How to keep the same look and feel — even when you change the colors
One of the easiest ways to set ourselves up for a quilt we’ll love is to pause and think about color balance before we start stitching.
Not in a complicated, abstract color-theory way.
And not with stacks of heavy bolts or half our stash strewn across the room.
Just a few simple guidelines that help avoid surprises later.
Most quilters aren’t designing quilts from scratch. You’re working from a pattern, a fabric bundle, or that one print you absolutely fell in love with and need to use somehow. That’s often where doubt creeps in — and why kits are so popular.
So let’s break this down into a few simple, reliable checks you can use with any quilt to keep the same overall look and feel — even when you change the colors.
No art degree required.
Step 1: Ignore the Colors (for a Moment)
Before deciding what colors to use, it helps to look at value — how light or dark the fabrics are.
A quick trick:
-
Look at the quilt in black and white
-
Or squint until the colors blur
Then label the fabrics as:
-
Light
-
Medium
-
Dark
This balance matters more than the specific colors themselves.
If everything lands in the medium range, the design will feel muddled and hard to read — whether it’s piecing or appliqué. The only time an “all-medium” approach really works is in intentional gradient quilts, where softness is the point.
Harvest Medallion Example
In Harvest Medallion, the value structure is very clear:
-
The background remains the dominant area — about 60% of the quilt
(light in the original version, dark in some alternate colorways) -
The motifs (leaves, pumpkins, vines) sit mostly in the medium range — about 30%
-
A few darker accents are scattered throughout — about 10%
That contrast is what lets the design breathe.
You can change the colors completely, but if you keep that same light / medium / dark relationship, the quilt keeps its clarity.
Step 2: Sort Colors into Buckets (Not Specifics)
Now we can talk about color — but still simply.
Most quilts (unless they’re extremely scrappy) naturally fall into three color buckets:
-
A dominant color (about 60%)
-
A support color (about 30%)
-
An accent color (about 10%)
This is where the familiar 60:30:10 idea comes from — but think proportion, not a strict rule.
And yes, this mirrors the light / medium / dark balance.
What This Looks Like in Practice
In the original Harvest Medallion:
-
The dominant bucket is the background and overall neutral tone
-
The support bucket is the foliage and pumpkins — browns and oranges
-
The accent bucket is small pops of green from select leaves
You don’t need to name every fabric.
If you see five different browns, just call them brown.
The goal is to preserve:
-
Which color is doing the heavy lifting
-
Which color supports
-
Which color adds sparkle or spice
Step 3: Translate — Don’t Redesign
This is where many quilters get stuck — and where a little permission goes a long way.

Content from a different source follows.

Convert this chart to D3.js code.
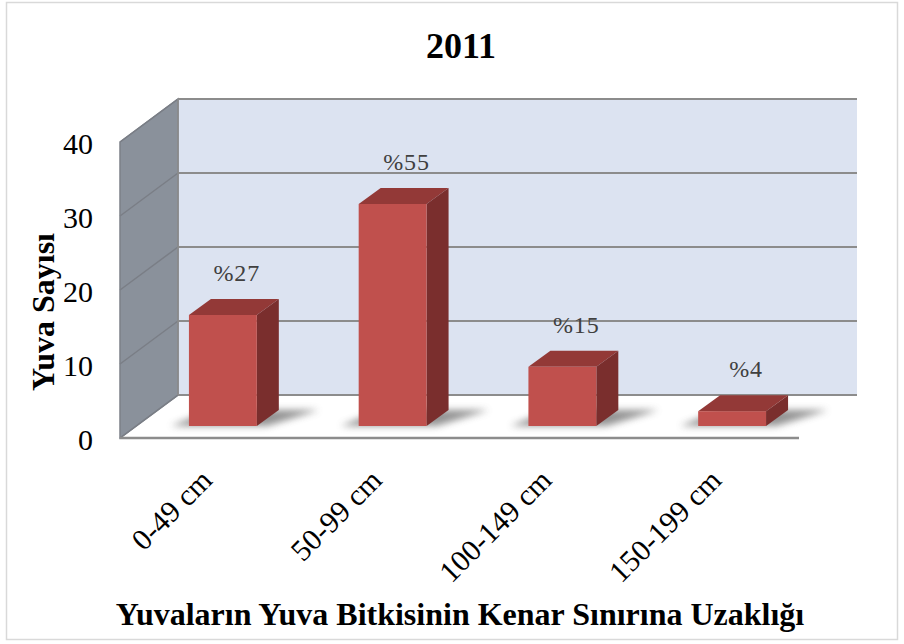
<!DOCTYPE html>
<html>
<head>
<meta charset="utf-8">
<style>
body { margin: 0; background: #fff; }
</style>
</head>
<body>

<svg id='chart'></svg>

<script src="https://d3js.org/d3.v7.min.js"></script>
<script>
// data
var categories = ['0-49 cm', '50-99 cm', '100-149 cm', '150-199 cm']
var counts = [15, 30, 8, 2]
var percentLabels = ['%27', '%55', '%15', '%4']
var yTicks = [0, 10, 20, 30, 40]

var TITLE = '2011'
var Y_TITLE = 'Yuva Sayısı'
var X_TITLE = 'Yuvaların Yuva Bitkisinin Kenar Sınırına Uzaklığı'

IMG_SIZE = [904, 644]
PLOT_LEFT = 120
PLOT_RIGHT = 799
PLOT_BOTTOM = 438
PLOT_TOP = 142
DEPTH = [58, -43]       // front plane -> back wall
BAR_FRONT = [18, -12]   // front plane -> bar front face
BAR_DEPTH = [22, -16]   // bar front face -> bar back face
SERIF = "'Liberation Serif', 'Times New Roman', Times, serif"

var svg = d3.select('#chart')
	.attr('width', IMG_SIZE[0])
	.attr('height', IMG_SIZE[1])

var defs = svg.append('defs')
defs.append('filter')
	.attr('id', 'blur')
	.attr('x', '-50%').attr('y', '-50%')
	.attr('width', '200%').attr('height', '200%')
	.append('feGaussianBlur')
	.attr('stdDeviation', 3.5)

var x = d3.scaleBand()
	.domain(categories)
	.range([PLOT_LEFT, PLOT_RIGHT])

var y = d3.scaleLinear()
	.domain([0, 40])
	.range([PLOT_BOTTOM, PLOT_TOP])

function pt(p) { return p[0] + ',' + p[1] }
function poly(points) { return points.map(pt).join(' ') }

// outer frame
svg.append('rect')
	.attr('x', 6.5).attr('y', 2.5)
	.attr('width', 891).attr('height', 637)
	.style('fill', '#fff')
	.style('stroke', '#d9d9d9')
	.style('stroke-width', 1.5)

// back wall
var yMax = y.domain()[1]
svg.append('polygon')
	.attr('points', poly([
		[PLOT_LEFT + DEPTH[0], y(yMax) + DEPTH[1]],
		[PLOT_RIGHT + DEPTH[0], y(yMax) + DEPTH[1]],
		[PLOT_RIGHT + DEPTH[0], y(0) + DEPTH[1]],
		[PLOT_LEFT + DEPTH[0], y(0) + DEPTH[1]]
	]))
	.style('fill', '#dce3f1')

// side wall
svg.append('polygon')
	.attr('points', poly([
		[PLOT_LEFT, y(yMax)],
		[PLOT_LEFT + DEPTH[0], y(yMax) + DEPTH[1]],
		[PLOT_LEFT + DEPTH[0], y(0) + DEPTH[1]],
		[PLOT_LEFT, y(0)]
	]))
	.style('fill', '#8a919b')
	.style('stroke', '#7c8088')
	.style('stroke-width', 1.5)

// gridlines on back wall and side wall
var grid = svg.append('g')
grid.selectAll('line.back')
	.data(yTicks)
	.enter().append('line')
	.attr('class', 'back')
	.attr('x1', PLOT_LEFT + DEPTH[0])
	.attr('x2', PLOT_RIGHT + DEPTH[0])
	.attr('y1', function(d) { return y(d) + DEPTH[1] })
	.attr('y2', function(d) { return y(d) + DEPTH[1] })
	.style('stroke', '#8c8c8c')
	.style('stroke-width', 2)

grid.selectAll('line.side')
	.data(yTicks)
	.enter().append('line')
	.attr('class', 'side')
	.attr('x1', PLOT_LEFT)
	.attr('x2', PLOT_LEFT + DEPTH[0])
	.attr('y1', function(d) { return y(d) })
	.attr('y2', function(d) { return y(d) + DEPTH[1] })
	.style('stroke', '#7a7e86')
	.style('stroke-width', 1.5)

grid.append('line')
	.attr('x1', PLOT_LEFT + DEPTH[0]).attr('x2', PLOT_LEFT + DEPTH[0])
	.attr('y1', y(yMax) + DEPTH[1]).attr('y2', y(0) + DEPTH[1])
	.style('stroke', '#8c8c8c')
	.style('stroke-width', 1.5)

// floor front edge
svg.append('line')
	.attr('x1', PLOT_LEFT).attr('x2', PLOT_RIGHT)
	.attr('y1', y(0)).attr('y2', y(0))
	.style('stroke', '#8c8c8c')
	.style('stroke-width', 2.5)

// bars
var barW = x.bandwidth() * 0.4
var bars = svg.selectAll('g.bar')
	.data(counts)
	.enter().append('g')
	.attr('class', 'bar')

function barGeom(d, i) {
	var x0 = x(categories[i]) + (x.bandwidth() - barW) / 2 + BAR_FRONT[0]
	var x1 = x0 + barW
	var yb = y(0) + BAR_FRONT[1]
	var yt = y(d) + BAR_FRONT[1]
	return {x0: x0, x1: x1, yb: yb, yt: yt}
}

bars.append('polygon')
	.attr('points', function(d, i) {
		var g = barGeom(d, i)
		return poly([
			[g.x0 - 18, g.yb],
			[g.x1 + 10, g.yb],
			[g.x1 + BAR_DEPTH[0] + 40, g.yb + BAR_DEPTH[1]],
			[g.x0 + BAR_DEPTH[0], g.yb + BAR_DEPTH[1]]
		])
	})
	.style('fill', '#6f6f6f')
	.style('opacity', 0.75)
	.attr('filter', 'url(#blur)')

bars.append('polygon')
	.attr('points', function(d, i) {
		var g = barGeom(d, i)
		return poly([
			[g.x0, g.yt],
			[g.x0 + BAR_DEPTH[0], g.yt + BAR_DEPTH[1]],
			[g.x1 + BAR_DEPTH[0], g.yt + BAR_DEPTH[1]],
			[g.x1, g.yt]
		])
	})
	.style('fill', '#933937')

bars.append('polygon')
	.attr('points', function(d, i) {
		var g = barGeom(d, i)
		return poly([
			[g.x1, g.yt],
			[g.x1 + BAR_DEPTH[0], g.yt + BAR_DEPTH[1]],
			[g.x1 + BAR_DEPTH[0], g.yb + BAR_DEPTH[1]],
			[g.x1, g.yb]
		])
	})
	.style('fill', '#7a2e2d')

bars.append('rect')
	.attr('x', function(d, i) { return barGeom(d, i).x0 })
	.attr('y', function(d, i) { return barGeom(d, i).yt })
	.attr('width', barW)
	.attr('height', function(d, i) { var g = barGeom(d, i); return g.yb - g.yt })
	.style('fill', '#c0504d')

// data labels
bars.append('text')
	.attr('x', function(d, i) { return barGeom(d, i).x0 + barW / 2 + 14 })
	.attr('y', function(d, i) { return barGeom(d, i).yt + BAR_DEPTH[1] - 18 })
	.attr('text-anchor', 'middle')
	.attr('font-family', SERIF)
	.attr('font-size', 24)
	.attr('letter-spacing', 1)
	.style('fill', '#404040')
	.text(function(d, i) { return percentLabels[i] })

// y axis
var yAxis = svg.append('g')
	.attr('transform', 'translate(' + PLOT_LEFT + ',0)')
	.call(d3.axisLeft(y).tickValues(yTicks).tickSize(0).tickPadding(27))
yAxis.select('.domain').remove()
yAxis.selectAll('text')
	.attr('font-family', SERIF)
	.attr('font-size', 30)
	.attr('dy', '0.38em')
	.style('fill', '#000')

// x axis labels
svg.append('g').selectAll('text')
	.data(categories)
	.enter().append('text')
	.attr('transform', function(d) {
		return 'translate(' + (x(d) + x.bandwidth() / 2 + 9) + ',' + (y(0) + 44) + ') rotate(-45)'
	})
	.attr('text-anchor', 'end')
	.attr('font-family', SERIF)
	.attr('font-size', 30)
	.style('fill', '#000')
	.text(function(d) { return d })

// titles
svg.append('text')
	.attr('x', 461).attr('y', 58)
	.attr('text-anchor', 'middle')
	.attr('font-family', SERIF)
	.attr('font-weight', 'bold')
	.attr('font-size', 36)
	.text(TITLE)

svg.append('text')
	.attr('transform', 'translate(54,312) rotate(-90)')
	.attr('text-anchor', 'middle')
	.attr('font-family', SERIF)
	.attr('font-weight', 'bold')
	.attr('font-size', 32)
	.text(Y_TITLE)

svg.append('text')
	.attr('x', 460).attr('y', 625)
	.attr('text-anchor', 'middle')
	.attr('font-family', SERIF)
	.attr('font-weight', 'bold')
	.attr('font-size', 32)
	.text(X_TITLE)
</script>

</body>
</html>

You don’t need to recreate the exact colors to get the same feel.
Instead:
-
Identify the role each color is playing — dominant, support, or accent
-
Then replace it with a color you like that plays the same role
Using the Harvest Medallion Color Chart
If you look at the alternate colorways for Harvest Medallion, you’ll notice something important:
The structure never changes.
-
The dominant area stays dominant
-
The supporting fabrics stay in the medium range
-
Accents stay limited
Only the hues change.
In the Plum version, brown and orange were translated into brown and purple. Green still played an accent role, even though the leaves changed.
In the Spiced version, gold was swapped in where green had been.
In the Muted and Bright versions, the background became dark and the accent became light, but the medium values stayed consistent.
That’s why all of the versions still feel balanced — even though the palettes shift.
This approach works whether you’re:
-
Swapping out a color you don’t love
-
Working from a fabric bundle
-
Or trying to use that favorite fabric as your starting point
A Quick Note About Prints
Solids make this process easy.
For prints:
-
Step back across the room
-
Ask: What color does this read as?
A red print with tiny black marks may read as maroon.
A blue print mixed with yellow may read as green.
Small-scale prints are usually easier to work with.
Large, multicolor prints — think Kaffe and Tula — can work, but they often read as gray from a distance unless you fussy cut.
This isn’t about right or wrong.
It’s simply about understanding what the fabric is doing visually, so you can make choices with confidence.
Why This Matters
Most quilters aren’t trying to design from scratch. You’re trying to make something you love work for you.
When you understand value, proportions, and color roles, you can:
-
Change colors without breaking a design
-
Adapt patterns with confidence
-
Choose fabrics with intention instead of anxiety
That’s the quiet skill underneath so many successful quilts.